Machine learning enhanced predictions of ICRF heating: Overcoming numerical limitations via data curation

In this work, we present the development of robust surrogate models for Ion Cyclotron Range of Frequencies (ICRF) and High-Harmonic Fast Wave (HHFW) heating predictions in fusion plasmas. Building upon our previous efforts to achieve real-time capable models, we identify the cause of the outliers found using TORIC in certain HHFW heating scenarios. The outliers are observed to be spurious ion Bernstein wave (IBW)-like modes caused by a wavelength control algorithm designed to address challenging scenarios with high perpendicular wavenumbers.
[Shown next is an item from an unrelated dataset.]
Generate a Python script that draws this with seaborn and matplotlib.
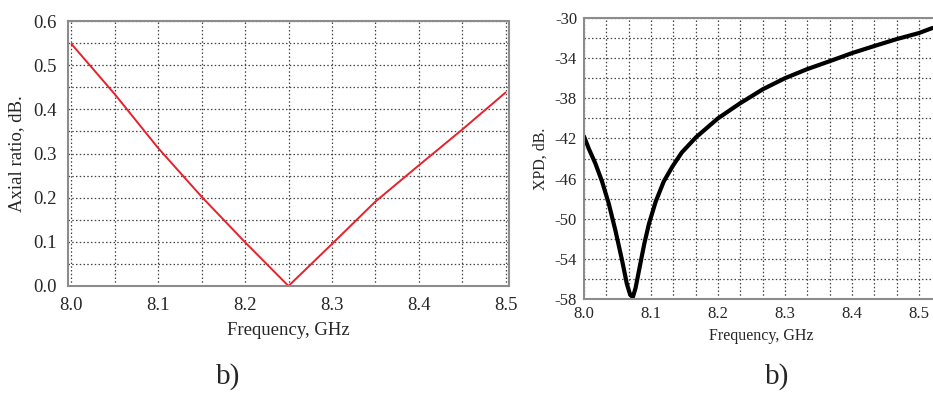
import pandas as pd
import seaborn as sns
import matplotlib
matplotlib.use("Agg")  # Use a non-interactive backend
import matplotlib.pyplot as plt
from matplotlib.ticker import MultipleLocator

# Axial ratio curve (left panel)
ar_freq = [8.00, 8.05, 8.10, 8.15, 8.20, 8.25, 8.30, 8.35, 8.40, 8.45, 8.50]
ar_db = [0.548, 0.434, 0.312, 0.202, 0.099, 0.0, 0.095, 0.191, 0.273, 0.354, 0.438]

# XPD curve (right panel)
xpd_freq = [8.000, 8.007, 8.017, 8.027, 8.037, 8.047, 8.057, 8.064, 8.069, 8.073,
            8.077, 8.082, 8.090, 8.097, 8.107, 8.119, 8.132, 8.146, 8.167, 8.200,
            8.233, 8.267, 8.300, 8.333, 8.367, 8.400, 8.433, 8.467, 8.500, 8.520]
xpd_db = [-41.8, -43.0, -44.5, -46.3, -48.5, -51.2, -54.2, -56.5, -57.6, -57.8,
          -56.9, -55.2, -52.5, -50.5, -48.3, -46.3, -44.8, -43.4, -41.9, -40.0,
          -38.5, -37.1, -36.0, -35.1, -34.3, -33.5, -32.8, -32.1, -31.5, -31.0]

left_yticks = [0.0, 0.1, 0.2, 0.3, 0.4, 0.5, 0.6]
left_xticks = [8.0, 8.1, 8.2, 8.3, 8.4, 8.5]
right_yticks = [-58, -54, -50, -46, -42, -38, -34, -30]
right_xticks = [8.0, 8.1, 8.2, 8.3, 8.4, 8.5]

sns.set_style("white")
plt.rcParams['font.family'] = ['Liberation Serif', 'DejaVu Serif']
plt.rcParams['axes.unicode_minus'] = False

fig = plt.figure(figsize=(9.33, 3.96), dpi=100)
ax1 = fig.add_axes([68 / 933, 1 - 286 / 396, 441 / 933, 265 / 396])
ax2 = fig.add_axes([584 / 933, 1 - 299 / 396, 355 / 933, 281 / 396])

grid_kw = dict(color='#444444', linestyle=(0, (1.2, 1.8)), linewidth=0.9)
spine_color = '#8c8c8c'

# Left panel
df_ar = pd.DataFrame({'freq': ar_freq, 'ar': ar_db})
sns.lineplot(data=df_ar, x='freq', y='ar', ax=ax1, color='#e8202a', linewidth=1.4)
ax1.set_xlim(7.996, 8.504)
ax1.set_ylim(0, 0.6)
ax1.set_xticks(left_xticks)
ax1.set_xticklabels([f"{v:.1f}" for v in left_xticks])
ax1.set_yticks(left_yticks)
ax1.set_yticklabels([f"{v:.1f}" for v in left_yticks])
ax1.xaxis.set_minor_locator(MultipleLocator(0.05))
ax1.yaxis.set_minor_locator(MultipleLocator(0.05))
ax1.grid(True, which='both', **grid_kw)
ax1.tick_params(labelsize=13.5, length=3, color=spine_color, pad=5)
ax1.tick_params(which='minor', length=0)
ax1.set_xlabel("Frequency, GHz", fontsize=13.5, labelpad=6)
ax1.set_ylabel("Axial ratio, dB.", fontsize=13.5, labelpad=6)
for s in ax1.spines.values():
    s.set_color(spine_color)
    s.set_linewidth(1.5)

# Right panel
df_xpd = pd.DataFrame({'freq': xpd_freq, 'xpd': xpd_db})
sns.lineplot(data=df_xpd, x='freq', y='xpd', ax=ax2, color='black', linewidth=3.0,
             solid_joinstyle='round', solid_capstyle='round')
ax2.set_xlim(8.0, 8.53)
ax2.set_ylim(-58, -30)
ax2.set_xticks(right_xticks)
ax2.set_xticklabels([f"{v:.1f}" for v in right_xticks])
ax2.set_yticks(right_yticks)
ax2.xaxis.set_minor_locator(MultipleLocator(0.1 / 3))
ax2.yaxis.set_minor_locator(MultipleLocator(2))
ax2.grid(True, which='both', **grid_kw)
ax2.tick_params(labelsize=12, length=0, pad=5)
ax2.set_xlabel("Frequency, GHz", fontsize=11.5, labelpad=4)
ax2.set_ylabel("XPD, dB.", fontsize=11.5, labelpad=4)
for s in ax2.spines.values():
    s.set_color(spine_color)
    s.set_linewidth(1.5)
ax2.spines['right'].set_visible(False)

# Panel captions
cap_font = ['Liberation Sans Narrow', 'Liberation Serif', 'DejaVu Sans']
fig.text(228 / 933, 1 - 377 / 396, "b)", fontsize=21, ha='center', va='center', family=cap_font)
fig.text(777 / 933, 1 - 377 / 396, "b)", fontsize=21, ha='center', va='center', family=cap_font)

fig.savefig("out.png", dpi=100)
The effect arises from the modulation in the perpendicular susceptibility, which can induce sign reversal and IBW-like propagation for scenarios featuring normalized ion Larmor radius λ i ≫ 1 . We use TORIC with this algorithm disabled to generate a novel HHFW-NSTX database that is free of outliers. Surrogate models trained on this database, including Random Forest Regressor (RFR), Multi-Layer Perceptrons, and Gaussian Process Regressors (GPR), demonstrate the ability to accurately predict HHFW heating profiles, with regression scores of R 2 ∈ [ 0.93 − 0.99 ] . Additionally we demonstrate that it is possible to generalize predictions beyond training data by the use of both RFR and GPR models, enabling the prediction of scenarios previously limited to the original model. GPR models also provide uncertainty quantification, offering insights into model confidence. This work introduces a comprehensive Verification, Validation, and Uncertainty Quantification methodology for surrogate modeling, applicable not only to ICRF heating but also to other RF heating challenges and fusion physics problems. Beyond accelerated inference, these models show effective extrapolation capabilities, providing an alternative for addressing numerical challenges.